‘Captain Marvel’ Reveals to Audiences the Power of Showing Failure

By letting its titular heroine struggle, the Brie Larson-starring superhero film let women see what's possible, after the fall.
Brie Larson, "Captain Marvel"
"Captain Marvel"
Marvel Studios

[Editor’s note: The following contains spoilers for “Captain Marvel.”]

The most important part of “Captain Marvel” is when the hero fails.

It’s something that happens more than once, but most significantly when Carol Danvers’ (Brie Larson) memories of her old life on Earth are unlocked — and she can’t help but recall when she crashed her go-cart, didn’t hit a home run, missed grabbing the rope she needed to avoid embarrassment in front of her fellow soldiers during basic training. All moments which were highlighted in their awfulness by the ridicule of her father, her colleagues, who yelled at her audacity for trying “boy stuff” — Yon-Rogg (Jude Law) chastising her for her emotional responses.

The fact that her memories went straight to moments of disappointment is something that should feel all-too-familiar for any ambitious woman. When you’re driven to succeed, it’s the times when you didn’t that haunt you. And for the release of “Captain Marvel,” that fear was very real.
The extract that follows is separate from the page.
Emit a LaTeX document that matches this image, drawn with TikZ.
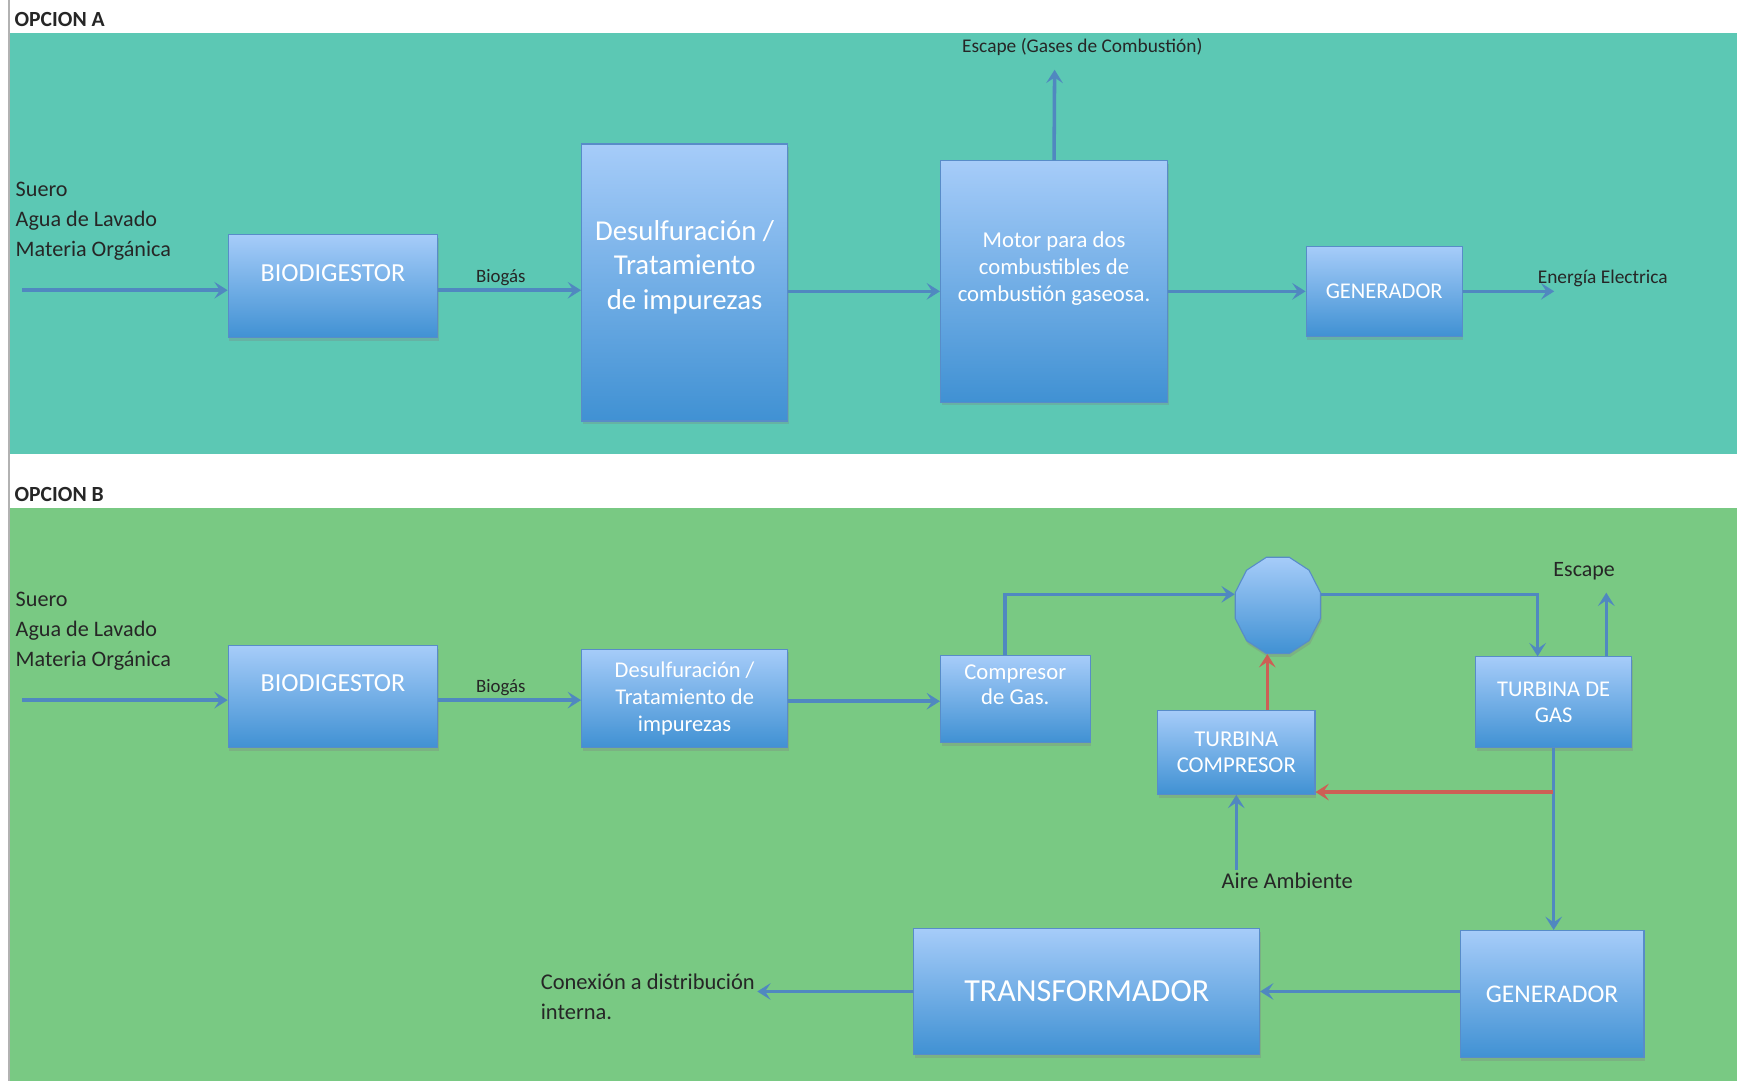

The insane expectations that surrounded the first female-led Marvel film (with Marvel’s first female director in Anna Boden) meant that “Captain Marvel’s” release wasn’t going to be like any other. And that was proved to be the case, thanks to angry fans who tried to game the system as retaliation against … well, perhaps officially, Larson’s desire for the film’s press junkets to be more inclusive when it came to the journalists invited. (Other motivations are perhaps best left unsaid, but remain relatively obvious.)

Brie Larson, "Captain Marvel"
“Captain Marvel”Marvel Studios

While Boden and co-director Ryan Fleck couldn’t have known exactly what form the backlash would take, they were savvy in how they revealed Carol as a character, and let her wit and good heart get equal screen time with her impulsiveness and her temper. On Earth, Carol Danvers was a fighter pilot who fought to get real assignments, and was transformed into Captain Marvel as a result. As the Kree warrior known as Veers, she continued to battle for acceptance, against all odds. “Captain Marvel” is a superhero movie where the superhero is figuring out which battle she wants to fight, and questioning the decisions that led her to this point.

“Captain Marvel” is set in 1995, the official rise of the era of “girl power!” (thanks, Spice Girls) — but a necessary facet of that attitude was the idea of infallibility. “Girl Power” didn’t allow for flaws. Instead, it tried to put forward the idea that women could do anything men could. Except, of course, fail.

Not forever, because of course, our failings stay with us always. But Carol gets her chance to confront her past, both on Earth and also the life she created as a Kree soldier, acknowledging the mistakes she made and challenging the authority figures who have defined her journey. Some of that involves her acknowledging that she put her trust in the wrong people, as seen in her conflict with Yon-Rogg and the Kree Supreme Intelligence (as personified by Annette Bening). Which is another factor: The idea that in order to succeed, you have to be willing to challenge the system.

Women constantly live with the expectation that we cannot fail, that any sign of weakness is proof that we can’t live up to men. We so rarely get told how or why we might be able to push beyond it. “Captain Marvel” boldly puts forward the images of a girl literally failing, and that is what makes it so powerful when she steps forward and conquers her past.

Girls get told all the time that they can succeed. But what’s more valuable is the message that you can fail, you can fall — and that gives you the chance to stand up again.

“Captain Marvel” is in theaters now.